Dari sisi sebaliknya, Nietzsche malah menganggap "dusta itu perlu". Agar bisa bertahan hidup, kata Nietzsche, orang perlu berdusta. Machiavelli juga berpendapat, dusta dan penggunaan kekerasan merupakan kombinasi strategi yang tepat untuk menghadapi musuh. Sedangkan Hitler dalam Mein Kampf menegaskan bahwa dusta adalah bagian penting dalam propaganda, dan "massa yang berjumlah besar lebih gampang dibohongi dibandingkan dengan yang lebih sedikit".
Umumnya dusta dibagi dua: dusta putih dan dusta hitam. Dusta putih adalah kebohongan yang dilakukan tanpa maksud jelek. Hampir semua orang pasti pernah melakukannya. Hanya dengan menulis surat dengan awalan "Dengan hormat", yang sebetulnya hanya basa-basi, seseorang sebenarnya telah berdusta.
Bersalahkah seorang dokter yang berdusta pada pasiennya dengan menyuntikkan vitamin tapi mengatakan bahwa itu adalah obat (plasebo)? Apakah orang tua yang berbohong pada anaknya bisa dibilang tidak jujur?
Dusta seperti itu umumnya dianggap dusta putih. Begitu juga dusta yang diucapkan untuk menghibur orang yang sedang sakit atau sekarat.
Sedangkan dusta hitam adalah kebohongan yang sengaja diucapkan dengan tujuan untuk menipu dan didasari pada ketidakjujuran dan menjauhi kebenaran. Bila dusta sudah begitu mendunia, apakah masih mungkin kita bisa menemukan "kebenaran" (the truth, the whole truth and nothing but the truth)? Banyak yang berpendapat kebenaran mutlak memang hampir tidak mungkin didapat, yang mungkin hanya "mendekati kebenaran".
Dusta terkadang begitu absurd sehingga semua orang bisa menciumnya. Tatkala seseorang mengatakan bahwa selama berbulan-bulan ia menyimpan uang puluhan miliar rupiah di rumahnya, dan sesekali "mengangin-anginkannya" agar tidak rusak, maka semua orang pun yakin bahwa ia telah berdusta.

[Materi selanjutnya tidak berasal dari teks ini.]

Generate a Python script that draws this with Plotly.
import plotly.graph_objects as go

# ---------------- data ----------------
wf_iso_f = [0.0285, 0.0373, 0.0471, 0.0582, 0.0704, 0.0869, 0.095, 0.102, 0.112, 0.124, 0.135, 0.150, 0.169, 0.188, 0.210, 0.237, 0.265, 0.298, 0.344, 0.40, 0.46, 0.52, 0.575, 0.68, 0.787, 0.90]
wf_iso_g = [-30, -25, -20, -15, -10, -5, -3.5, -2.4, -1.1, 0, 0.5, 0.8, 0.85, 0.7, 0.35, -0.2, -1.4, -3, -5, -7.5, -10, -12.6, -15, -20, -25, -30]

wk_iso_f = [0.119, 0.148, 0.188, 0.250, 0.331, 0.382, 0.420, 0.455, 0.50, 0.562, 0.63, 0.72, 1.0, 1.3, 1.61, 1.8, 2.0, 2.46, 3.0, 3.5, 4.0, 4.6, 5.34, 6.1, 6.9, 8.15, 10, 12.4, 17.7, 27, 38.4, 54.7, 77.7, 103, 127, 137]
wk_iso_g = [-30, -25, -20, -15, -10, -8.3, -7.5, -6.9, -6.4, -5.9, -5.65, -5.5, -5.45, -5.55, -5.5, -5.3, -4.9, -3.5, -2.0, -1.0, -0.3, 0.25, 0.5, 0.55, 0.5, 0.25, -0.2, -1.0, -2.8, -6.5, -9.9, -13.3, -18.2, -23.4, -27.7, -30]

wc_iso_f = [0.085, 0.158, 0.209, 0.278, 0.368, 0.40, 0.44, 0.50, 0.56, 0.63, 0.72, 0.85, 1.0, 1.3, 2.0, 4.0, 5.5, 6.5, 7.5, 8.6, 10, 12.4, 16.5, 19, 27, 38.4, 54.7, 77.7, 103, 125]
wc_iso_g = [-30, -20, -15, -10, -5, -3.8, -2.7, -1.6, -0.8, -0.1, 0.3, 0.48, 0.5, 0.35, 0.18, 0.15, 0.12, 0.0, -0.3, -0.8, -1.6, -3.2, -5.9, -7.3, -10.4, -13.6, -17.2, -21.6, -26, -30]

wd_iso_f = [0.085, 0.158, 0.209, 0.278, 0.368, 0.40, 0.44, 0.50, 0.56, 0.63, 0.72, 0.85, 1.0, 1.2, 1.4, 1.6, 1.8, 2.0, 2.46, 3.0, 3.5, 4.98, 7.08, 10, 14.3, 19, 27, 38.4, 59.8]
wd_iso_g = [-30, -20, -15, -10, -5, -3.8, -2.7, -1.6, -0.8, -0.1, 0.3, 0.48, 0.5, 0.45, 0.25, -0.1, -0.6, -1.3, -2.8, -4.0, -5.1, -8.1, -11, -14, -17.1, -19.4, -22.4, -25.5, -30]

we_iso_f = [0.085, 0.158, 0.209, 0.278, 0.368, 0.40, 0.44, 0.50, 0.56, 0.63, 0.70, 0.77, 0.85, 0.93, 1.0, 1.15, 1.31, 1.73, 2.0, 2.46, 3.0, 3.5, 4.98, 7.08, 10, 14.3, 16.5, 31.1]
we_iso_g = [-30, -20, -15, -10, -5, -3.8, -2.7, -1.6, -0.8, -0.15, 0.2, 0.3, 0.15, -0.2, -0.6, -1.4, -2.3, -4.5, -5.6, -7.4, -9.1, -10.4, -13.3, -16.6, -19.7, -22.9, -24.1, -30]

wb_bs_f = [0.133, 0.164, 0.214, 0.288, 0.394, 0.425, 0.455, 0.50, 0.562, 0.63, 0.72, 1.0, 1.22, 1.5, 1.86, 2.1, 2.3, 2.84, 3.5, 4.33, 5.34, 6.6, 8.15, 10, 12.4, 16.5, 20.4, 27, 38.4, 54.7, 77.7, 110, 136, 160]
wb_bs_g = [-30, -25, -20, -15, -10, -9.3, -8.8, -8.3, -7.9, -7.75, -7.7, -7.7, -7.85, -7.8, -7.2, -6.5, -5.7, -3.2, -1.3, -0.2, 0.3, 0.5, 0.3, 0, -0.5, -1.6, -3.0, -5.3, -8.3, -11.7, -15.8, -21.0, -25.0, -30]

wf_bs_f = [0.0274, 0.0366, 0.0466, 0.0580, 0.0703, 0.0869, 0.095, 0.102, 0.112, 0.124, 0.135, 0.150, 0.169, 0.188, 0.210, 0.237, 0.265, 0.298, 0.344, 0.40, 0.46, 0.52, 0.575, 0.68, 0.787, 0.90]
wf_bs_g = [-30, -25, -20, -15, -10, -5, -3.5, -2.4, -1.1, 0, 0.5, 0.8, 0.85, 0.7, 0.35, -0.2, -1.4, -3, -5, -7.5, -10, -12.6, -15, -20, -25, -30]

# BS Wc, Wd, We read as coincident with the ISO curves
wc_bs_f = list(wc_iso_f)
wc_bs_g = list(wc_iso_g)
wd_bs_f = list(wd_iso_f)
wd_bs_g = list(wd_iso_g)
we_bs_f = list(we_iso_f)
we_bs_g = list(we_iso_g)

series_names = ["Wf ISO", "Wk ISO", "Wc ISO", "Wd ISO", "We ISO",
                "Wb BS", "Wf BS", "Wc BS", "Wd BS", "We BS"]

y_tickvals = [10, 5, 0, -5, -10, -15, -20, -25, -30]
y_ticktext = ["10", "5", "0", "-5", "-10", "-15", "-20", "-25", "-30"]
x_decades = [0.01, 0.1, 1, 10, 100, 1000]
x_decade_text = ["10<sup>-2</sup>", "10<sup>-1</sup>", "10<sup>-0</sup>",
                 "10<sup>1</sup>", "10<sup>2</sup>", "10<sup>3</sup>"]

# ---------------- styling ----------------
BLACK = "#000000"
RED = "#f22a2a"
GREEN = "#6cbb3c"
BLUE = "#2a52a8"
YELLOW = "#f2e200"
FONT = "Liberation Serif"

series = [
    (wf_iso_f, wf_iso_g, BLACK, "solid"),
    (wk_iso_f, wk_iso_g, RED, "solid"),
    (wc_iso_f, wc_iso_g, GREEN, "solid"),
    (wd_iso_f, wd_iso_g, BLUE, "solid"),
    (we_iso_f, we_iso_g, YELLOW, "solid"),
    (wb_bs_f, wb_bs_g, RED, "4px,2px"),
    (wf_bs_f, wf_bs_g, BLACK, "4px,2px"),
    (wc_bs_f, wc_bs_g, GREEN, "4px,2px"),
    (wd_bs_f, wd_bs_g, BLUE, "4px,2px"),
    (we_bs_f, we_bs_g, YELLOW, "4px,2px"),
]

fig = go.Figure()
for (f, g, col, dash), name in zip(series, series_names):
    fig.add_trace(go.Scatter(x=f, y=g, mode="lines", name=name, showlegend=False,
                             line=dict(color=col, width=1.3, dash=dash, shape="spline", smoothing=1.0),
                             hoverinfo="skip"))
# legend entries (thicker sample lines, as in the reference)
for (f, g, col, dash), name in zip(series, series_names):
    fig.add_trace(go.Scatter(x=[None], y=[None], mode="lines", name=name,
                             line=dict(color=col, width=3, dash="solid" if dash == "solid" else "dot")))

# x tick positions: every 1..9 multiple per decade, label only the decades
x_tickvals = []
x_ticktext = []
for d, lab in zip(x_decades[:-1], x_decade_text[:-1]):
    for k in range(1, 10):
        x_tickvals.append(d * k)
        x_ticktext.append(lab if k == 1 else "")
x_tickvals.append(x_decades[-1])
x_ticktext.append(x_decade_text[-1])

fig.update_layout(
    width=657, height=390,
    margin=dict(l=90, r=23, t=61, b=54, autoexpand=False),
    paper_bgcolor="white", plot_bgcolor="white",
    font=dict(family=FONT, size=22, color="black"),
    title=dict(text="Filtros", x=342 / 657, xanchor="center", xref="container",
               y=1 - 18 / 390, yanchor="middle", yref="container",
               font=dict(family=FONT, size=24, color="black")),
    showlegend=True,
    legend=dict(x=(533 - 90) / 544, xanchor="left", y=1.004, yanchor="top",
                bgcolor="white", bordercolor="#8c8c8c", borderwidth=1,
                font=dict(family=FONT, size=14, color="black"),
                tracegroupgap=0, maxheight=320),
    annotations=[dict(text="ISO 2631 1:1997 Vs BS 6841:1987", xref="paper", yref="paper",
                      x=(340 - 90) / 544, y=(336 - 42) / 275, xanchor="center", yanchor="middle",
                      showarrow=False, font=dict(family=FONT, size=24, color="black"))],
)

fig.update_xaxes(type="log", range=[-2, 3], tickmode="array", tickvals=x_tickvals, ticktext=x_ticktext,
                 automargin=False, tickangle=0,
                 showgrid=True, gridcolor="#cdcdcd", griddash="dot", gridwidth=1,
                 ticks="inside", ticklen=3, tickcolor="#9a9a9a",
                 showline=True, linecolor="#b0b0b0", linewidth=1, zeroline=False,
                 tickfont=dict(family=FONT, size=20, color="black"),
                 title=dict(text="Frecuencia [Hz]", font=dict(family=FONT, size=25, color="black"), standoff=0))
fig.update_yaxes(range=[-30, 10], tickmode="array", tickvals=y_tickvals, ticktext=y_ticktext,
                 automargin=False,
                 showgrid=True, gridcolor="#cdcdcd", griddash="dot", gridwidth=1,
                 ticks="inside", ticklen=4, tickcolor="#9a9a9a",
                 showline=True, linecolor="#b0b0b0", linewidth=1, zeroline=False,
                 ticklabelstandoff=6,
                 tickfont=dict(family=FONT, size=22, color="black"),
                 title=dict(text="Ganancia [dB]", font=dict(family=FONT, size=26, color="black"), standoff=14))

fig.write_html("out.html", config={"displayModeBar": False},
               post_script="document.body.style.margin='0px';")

Banyak dusta yang masuk dalam wilayah abu-abu, dianggap salah atau tidak bergantung pada persepsi nilai yang ada pada masyarakat. Apakah berdusta pada seorang pembohong dianggap salah? Apakah berdusta untuk "kepentingan nasional" merupakan dosa?
Di Indonesia, agaknya kita perlu waspada karena makin kuat indikasi bahwa makin banyak pejabat yang menganggap berdusta itu sesuatu yang lumrah hingga karena itu tak perlu malu atau berdosa. Rasanya perlu ada semacam gerakan moral dan gerakan hukum untuk menekan para penegak hukum kita agar bertindak lebih tegas pada penerima suap dan pejabat pendusta.
Soalnya kita sering digolongkan sebagai bangsa pendusta karena punya "pusat latihan" yang bernama pasar tradisional. Di pasar semua orang yang melakukan tawar-menawar berbohong: penjual memuji-muji dagangannya dan sang pembeli menjelek-jelekkannya. Tidak ada rasa bersalah karena bukankah itu dusta putih yang wajar dan memang menjadi bagian dari kebudayaan kita?
Lalu di mana para pejabat kita belajar berdusta? Bukankah mereka tidak pernah menginjakkan kaki di pasar tradisional? Atau mungkinkah karena mereka sering berkaraoke menembangkan"Tinggi gunung seribu janji, lain di bibir lain di hati?". Bukankah semestinya yang dinyanyikan adalah "Jangan ada dusta di antara kita"?